**EXERCISE TASK:** Exact reproduction of the data is required, with images excluded.

☆ ☆ ☆

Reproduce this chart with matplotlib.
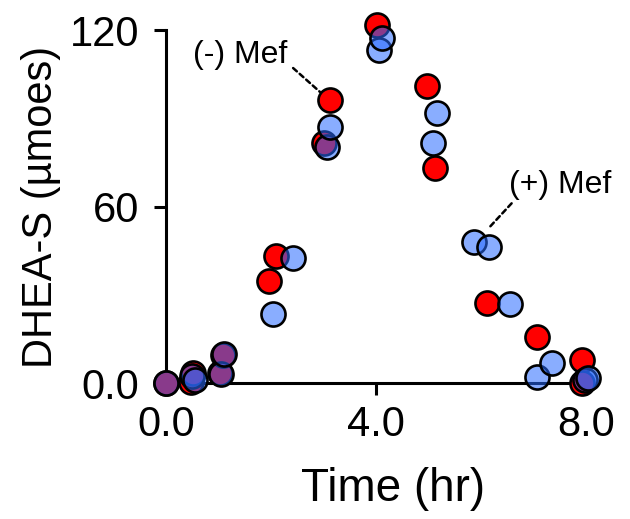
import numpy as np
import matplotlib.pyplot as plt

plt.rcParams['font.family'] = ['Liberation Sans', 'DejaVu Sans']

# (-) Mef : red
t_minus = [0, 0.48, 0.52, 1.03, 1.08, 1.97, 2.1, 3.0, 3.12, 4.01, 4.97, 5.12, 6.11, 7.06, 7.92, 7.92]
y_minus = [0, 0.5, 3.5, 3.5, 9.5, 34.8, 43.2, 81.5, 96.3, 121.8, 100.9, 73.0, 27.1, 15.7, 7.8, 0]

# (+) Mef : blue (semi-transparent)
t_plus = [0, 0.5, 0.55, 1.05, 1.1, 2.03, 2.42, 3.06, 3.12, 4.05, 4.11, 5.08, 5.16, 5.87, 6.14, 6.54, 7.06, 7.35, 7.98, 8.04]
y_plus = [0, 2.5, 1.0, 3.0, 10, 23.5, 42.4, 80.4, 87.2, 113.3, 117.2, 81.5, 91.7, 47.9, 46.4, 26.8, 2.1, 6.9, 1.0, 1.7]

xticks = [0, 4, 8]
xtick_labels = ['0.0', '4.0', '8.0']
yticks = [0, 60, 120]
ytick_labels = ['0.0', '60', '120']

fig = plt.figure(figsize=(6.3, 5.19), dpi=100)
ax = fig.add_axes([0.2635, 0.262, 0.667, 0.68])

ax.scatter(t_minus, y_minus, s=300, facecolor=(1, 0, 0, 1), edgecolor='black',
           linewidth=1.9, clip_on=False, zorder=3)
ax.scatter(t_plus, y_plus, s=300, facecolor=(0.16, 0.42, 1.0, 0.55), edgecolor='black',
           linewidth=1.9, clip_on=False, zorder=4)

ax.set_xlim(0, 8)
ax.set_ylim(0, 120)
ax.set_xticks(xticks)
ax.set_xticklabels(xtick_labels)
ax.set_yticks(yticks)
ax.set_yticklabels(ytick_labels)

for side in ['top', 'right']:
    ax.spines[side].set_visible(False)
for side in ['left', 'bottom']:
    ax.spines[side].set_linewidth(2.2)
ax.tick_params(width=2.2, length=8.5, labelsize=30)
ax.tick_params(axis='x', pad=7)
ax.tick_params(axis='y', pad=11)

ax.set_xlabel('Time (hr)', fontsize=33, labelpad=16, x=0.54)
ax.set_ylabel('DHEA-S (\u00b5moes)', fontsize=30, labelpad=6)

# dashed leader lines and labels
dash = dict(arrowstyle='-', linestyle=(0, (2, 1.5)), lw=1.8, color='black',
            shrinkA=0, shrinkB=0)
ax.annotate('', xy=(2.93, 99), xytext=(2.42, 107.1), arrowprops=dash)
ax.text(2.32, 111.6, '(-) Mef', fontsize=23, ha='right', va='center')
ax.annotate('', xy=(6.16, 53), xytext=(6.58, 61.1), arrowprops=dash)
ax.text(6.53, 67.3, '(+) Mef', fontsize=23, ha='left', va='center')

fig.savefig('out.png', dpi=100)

☆ ☆ ☆

**RESULT FOR THIS TASK:**
Reproduce this chart with matplotlib.
import numpy as np
import matplotlib.pyplot as plt

plt.rcParams['font.family'] = ['Liberation Sans', 'DejaVu Sans']

# (-) Mef : red
t_minus = [0, 0.48, 0.52, 1.03, 1.08, 1.97, 2.1, 3.0, 3.12, 4.01, 4.97, 5.12, 6.11, 7.06, 7.92, 7.92]
y_minus = [0, 0.5, 3.5, 3.5, 9.5, 34.8, 43.2, 81.5, 96.3, 121.8, 100.9, 73.0, 27.1, 15.7, 7.8, 0]

# (+) Mef : blue (semi-transparent)
t_plus = [0, 0.5, 0.55, 1.05, 1.1, 2.03, 2.42, 3.06, 3.12, 4.05, 4.11, 5.08, 5.16, 5.87, 6.14, 6.54, 7.06, 7.35, 7.98, 8.04]
y_plus = [0, 2.5, 1.0, 3.0, 10, 23.5, 42.4, 80.4, 87.2, 113.3, 117.2, 81.5, 91.7, 47.9, 46.4, 26.8, 2.1, 6.9, 1.0, 1.7]

xticks = [0, 4, 8]
xtick_labels = ['0.0', '4.0', '8.0']
yticks = [0, 60, 120]
ytick_labels = ['0.0', '60', '120']

fig = plt.figure(figsize=(6.3, 5.19), dpi=100)
ax = fig.add_axes([0.2635, 0.262, 0.667, 0.68])

ax.scatter(t_minus, y_minus, s=300, facecolor=(1, 0, 0, 1), edgecolor='black',
           linewidth=1.9, clip_on=False, zorder=3)
ax.scatter(t_plus, y_plus, s=300, facecolor=(0.16, 0.42, 1.0, 0.55), edgecolor='black',
           linewidth=1.9, clip_on=False, zorder=4)

ax.set_xlim(0, 8)
ax.set_ylim(0, 120)
ax.set_xticks(xticks)
ax.set_xticklabels(xtick_labels)
ax.set_yticks(yticks)
ax.set_yticklabels(ytick_labels)

for side in ['top', 'right']:
    ax.spines[side].set_visible(False)
for side in ['left', 'bottom']:
    ax.spines[side].set_linewidth(2.2)
ax.tick_params(width=2.2, length=8.5, labelsize=30)
ax.tick_params(axis='x', pad=7)
ax.tick_params(axis='y', pad=11)

ax.set_xlabel('Time (hr)', fontsize=33, labelpad=16, x=0.54)
ax.set_ylabel('DHEA-S (\u00b5moes)', fontsize=30, labelpad=6)

# dashed leader lines and labels
dash = dict(arrowstyle='-', linestyle=(0, (2, 1.5)), lw=1.8, color='black',
            shrinkA=0, shrinkB=0)
ax.annotate('', xy=(2.93, 99), xytext=(2.42, 107.1), arrowprops=dash)
ax.text(2.32, 111.6, '(-) Mef', fontsize=23, ha='right', va='center')
ax.annotate('', xy=(6.16, 53), xytext=(6.58, 61.1), arrowprops=dash)
ax.text(6.53, 67.3, '(+) Mef', fontsize=23, ha='left', va='center')

fig.savefig('out.png', dpi=100)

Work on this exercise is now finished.